Scottish-Russian architect, artist and etcher, William Walcot was born in Odessa, now in the Ukraine, and practiced a refined Art Nouveau style in Moscow for about six years. This rendering of the Temple of Jupiter Capitolinus shows the original wooden Etruscan temple which stood on Rome’s Capitoline Hill, now the site of Michelangelo’s Capitol.

This etching was a gift to the nascent Community Collection some time during the 1920s in memory of Agincourt architect Anson Tennant — at a time when he was thought to have gone down with the Lusitania. The source is unrecorded.

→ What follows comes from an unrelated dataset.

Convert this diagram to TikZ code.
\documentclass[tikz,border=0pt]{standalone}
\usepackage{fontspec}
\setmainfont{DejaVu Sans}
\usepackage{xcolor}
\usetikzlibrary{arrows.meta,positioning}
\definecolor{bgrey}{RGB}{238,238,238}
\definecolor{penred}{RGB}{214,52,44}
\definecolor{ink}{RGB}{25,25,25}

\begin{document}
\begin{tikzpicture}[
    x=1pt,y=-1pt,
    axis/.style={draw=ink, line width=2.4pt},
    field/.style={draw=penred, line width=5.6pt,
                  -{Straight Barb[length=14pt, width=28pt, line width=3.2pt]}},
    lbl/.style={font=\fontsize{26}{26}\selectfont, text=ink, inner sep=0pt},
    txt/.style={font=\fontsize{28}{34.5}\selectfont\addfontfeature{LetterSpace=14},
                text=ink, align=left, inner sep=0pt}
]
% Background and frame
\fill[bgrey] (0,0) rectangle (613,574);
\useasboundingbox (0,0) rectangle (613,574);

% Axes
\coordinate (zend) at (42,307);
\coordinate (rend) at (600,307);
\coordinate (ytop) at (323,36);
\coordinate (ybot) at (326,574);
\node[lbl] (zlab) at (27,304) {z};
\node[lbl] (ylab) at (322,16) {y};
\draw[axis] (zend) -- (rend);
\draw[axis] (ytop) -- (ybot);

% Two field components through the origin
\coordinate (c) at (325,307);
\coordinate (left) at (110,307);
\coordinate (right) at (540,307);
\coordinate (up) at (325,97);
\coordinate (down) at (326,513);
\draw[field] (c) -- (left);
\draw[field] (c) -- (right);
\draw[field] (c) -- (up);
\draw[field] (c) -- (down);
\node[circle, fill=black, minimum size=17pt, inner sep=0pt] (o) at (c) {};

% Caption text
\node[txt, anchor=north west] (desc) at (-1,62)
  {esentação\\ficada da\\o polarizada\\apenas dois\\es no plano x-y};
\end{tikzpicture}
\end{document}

As is the origin of an additional memorial album, Walcot’s Roman Compositions, published in 1921 by the Architectural Press in London.

Max Pollak [1886–1970]

[From the Community Collection, a public trust in Agincourt, Iowa]

POLLAK, Max [1886–1970]

“Wien, Notsteg Uber den Donaukanal” / Vienna, Emergency Pier Over the Danube Canal

ca1917

mixed technique intaglio / ed. unknown

25 3/8 inches by 31 inches (image)

Born in Prague, while it was still part of the Austro-Hungarian Empire, Pollak was educated in Vienna. This print was part of the Austrian record of World War I — think of it as something like a war-time WPA. The Nazis subsequently destroyed much of Pollak’s work as “degenerate Jewish art”. He emigrated to the U.S. in 1927.

This poignant and history-laden work is on loan from the collection of Temple Emanu-El.